I have tried to faithfully adhere to these words. In nearly 20 years of pastoral ministry, I have found myself serving the global church in a variety of ways from coaching Christian educators in a GBOD pilot program to representing the BWC at the West Virginia Council of Churches,
leading the NEJ delegation to the first Global Young People’s Convocation and Legislative Assembly and lecturing at pastor schools in places as far apart as Iowa and Zimbabwe.

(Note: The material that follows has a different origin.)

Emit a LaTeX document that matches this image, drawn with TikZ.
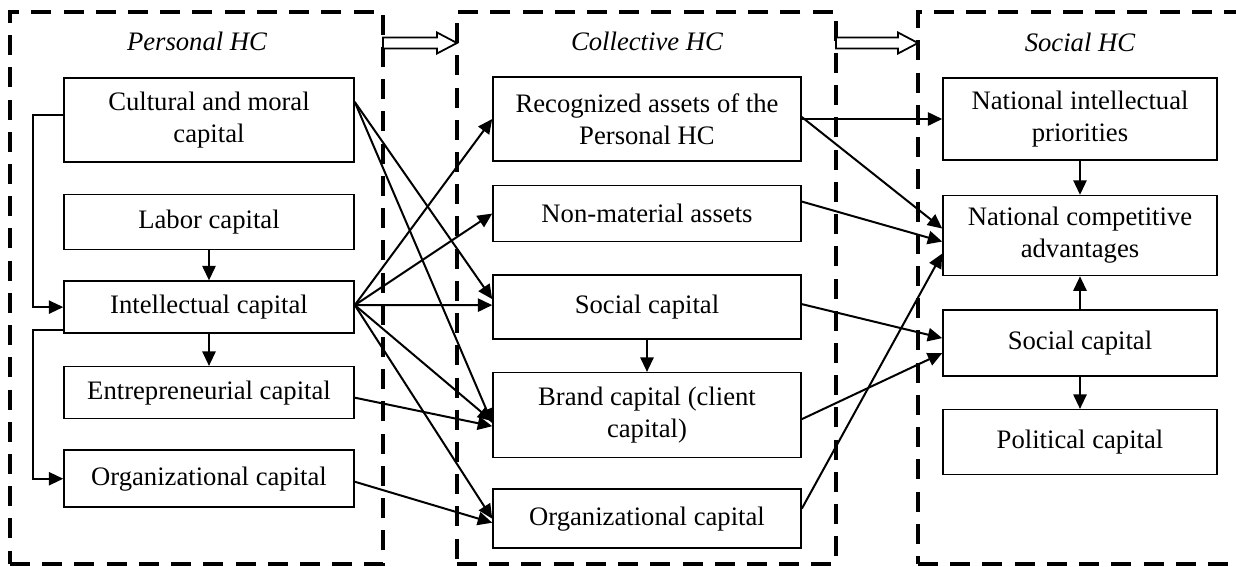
\documentclass[tikz,border=0pt]{standalone}
\usepackage{fontspec}
\setmainfont{Liberation Serif}
\usetikzlibrary{positioning, calc, arrows.meta}

\tikzset{
  box/.style={draw, line width=0.7pt, align=center, inner sep=1pt, font=\fontsize{12}{14.4}\selectfont},
  pbox/.style={box, minimum width=130.5pt},
  cbox/.style={box, minimum width=138.6pt},
  sbox/.style={box, minimum width=123.3pt},
  group/.style={draw, dash pattern=on 9pt off 5.5pt, line width=1.4pt, minimum height=248.4pt, inner sep=0pt, outer sep=0pt},
  title/.style={font=\fontsize{12}{14.4}\selectfont\itshape},
  arr/.style={-{Triangle[length=6.5pt, width=6pt]}, line width=0.9pt},
  link/.style={-{Triangle[length=6.5pt, width=6pt]}, line width=0.7pt},
  hollow/.style={draw, line width=0.8pt, fill=white, line join=miter},
}

\begin{document}
\begin{tikzpicture}[x=0.45pt, y=-0.45pt]
  \useasboundingbox (0,0) rectangle (1236,566);
  \node[group, minimum width=167.85pt] (pers) at (196.5,288) {};
  \node[group, minimum width=170.55pt] (coll) at (646.5,288) {};
  \node[group, minimum width=144.9pt] (soc) at (1079,288) {};
  \node[title] (persT) at (197,41) {Personal HC};
  \node[title] (collT) at (647,41) {Collective HC};
  \node[title] (socT) at (1080,42) {Social HC};

  \node[pbox, minimum height=37.8pt] (cult) at (209,120) {Cultural and moral\\capital};
  \node[pbox, minimum height=24.75pt, below=13.95pt of cult] (labor) {Labor capital};
  \node[pbox, minimum height=23.4pt, below=13.5pt of labor] (intel) {Intellectual capital};
  \node[pbox, minimum height=23.4pt, below=14.4pt of intel] (entre) {Entrepreneurial capital};
  \node[pbox, minimum height=25.65pt, below=13.5pt of entre] (orgP) {Organizational capital};

  \node[cbox, minimum height=37.8pt] (recog) at (647,119) {Recognized assets of the\\Personal HC};
  \node[cbox, minimum height=25.2pt, below=10.35pt of recog] (nonmat) {Non-material assets};
  \node[cbox, minimum height=28.8pt, below=14.4pt of nonmat] (socC) {Social capital};
  \node[cbox, minimum height=38.25pt, below=14.4pt of socC] (brand) {Brand capital (client\\capital)};
  \node[cbox, minimum height=26.55pt, below=13.5pt of brand] (orgC) {Organizational capital};

  \node[sbox, minimum height=36.9pt] (natint) at (1080,119) {National intellectual\\priorities};
  \node[sbox, minimum height=36pt, below=15.3pt of natint] (natcomp) {National competitive\\advantages};
  \node[sbox, minimum height=29.7pt, below=14.85pt of natcomp] (socS) {Social capital};
  \node[sbox, minimum height=29.25pt, below=14.4pt of socS] (polit) {Political capital};

  \draw[hollow] ($(pers.north east)+(0,25.5)$) -- ++(54,0) -- ++(0,-5) -- ++(20,10.5) -- ++(-20,10.5) -- ++(0,-5) -- ++(-54,0) -- cycle;
  \draw[hollow] ($(coll.north east)+(0,25.5)$) -- ++(62,0) -- ++(0,-5) -- ++(20,10.5) -- ++(-20,10.5) -- ++(0,-5) -- ++(-62,0) -- cycle;

  \draw[link] (labor) -- (intel);
  \draw[link] (intel) -- (entre);
  \draw[link] ($(cult.west)+(0,-5)$) -| ($(intel.west)+(-30,0)$) -- (intel.west);
  \draw[link] ($(intel.south west)+(0,-4)$) -| ($(orgP.west)+(-30,0)$) -- (orgP.west);
  \draw[link] (socC) -- (brand);
  \draw[link] (natint) -- (natcomp);
  \draw[link] (socS) -- (natcomp);
  \draw[link] (socS) -- (polit);

  \draw[arr] ($(cult.east)+(0,-18)$) -- ($(socC.west)+(0,-8)$);
  \draw[arr] ($(cult.east)+(0,-18)$) -- ($(brand.west)+(0,8)$);
  \draw[arr] ($(intel.east)+(0,-2)$) -- (recog.west);
  \draw[arr] ($(intel.east)+(0,-2)$) -- (nonmat.west);
  \draw[arr] ($(intel.east)+(0,-2)$) -- ($(socC.west)+(0,-2)$);
  \draw[arr] ($(intel.east)+(0,-2)$) -- ($(brand.west)+(0,6)$);
  \draw[arr] ($(intel.east)+(0,-2)$) -- (orgC.west);
  \draw[arr] ($(entre.east)+(0,5)$) -- ($(brand.west)+(0,11)$);
  \draw[arr] ($(orgP.east)+(0,3)$) -- ($(orgC.west)+(0,4)$);

  \draw[arr] (recog.east) -- (natint.west);
  \draw[arr] ($(recog.east)+(0,-2)$) -- ($(natcomp.west)+(0,-7)$);
  \draw[arr] ($(nonmat.east)+(0,-12)$) -- ($(natcomp.west)+(0,6)$);
  \draw[arr] ($(orgC.east)+(0,-10)$) -- ($(natcomp.west)+(0,18)$);
  \draw[arr] ($(socC.east)+(0,-3)$) -- ($(socS.west)+(0,-5)$);
  \draw[arr] ($(brand.east)+(0,4)$) -- ($(socS.west)+(0,10)$);
\end{tikzpicture}
\end{document}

But, I have also served those who support the ministry of the local church, teaching basic lay servant ministry and being my district’s CLM registrar. I have valued being part of the District Committee on Ordained Ministry and the Board of Ordained Ministry as Chair of the Order of
Elders. It is holy work to shepherd people into living their vocations at all stages of ministry. It is also heartbreaking work to know the pain that so many experience in and through the church.

For the last eight years, I have been the lead pastor of a large three-church cooperative parish. This requires the ability to navigate complex realities that more and more of our congregations throughout the United Methodist Church have experienced and will undergo even more in the coming years. My ministry within the local church has had many elements of creativity and collaboration because the Church is strongest when we are at work following Christ’s leading to go beyond ourselves and work in unity.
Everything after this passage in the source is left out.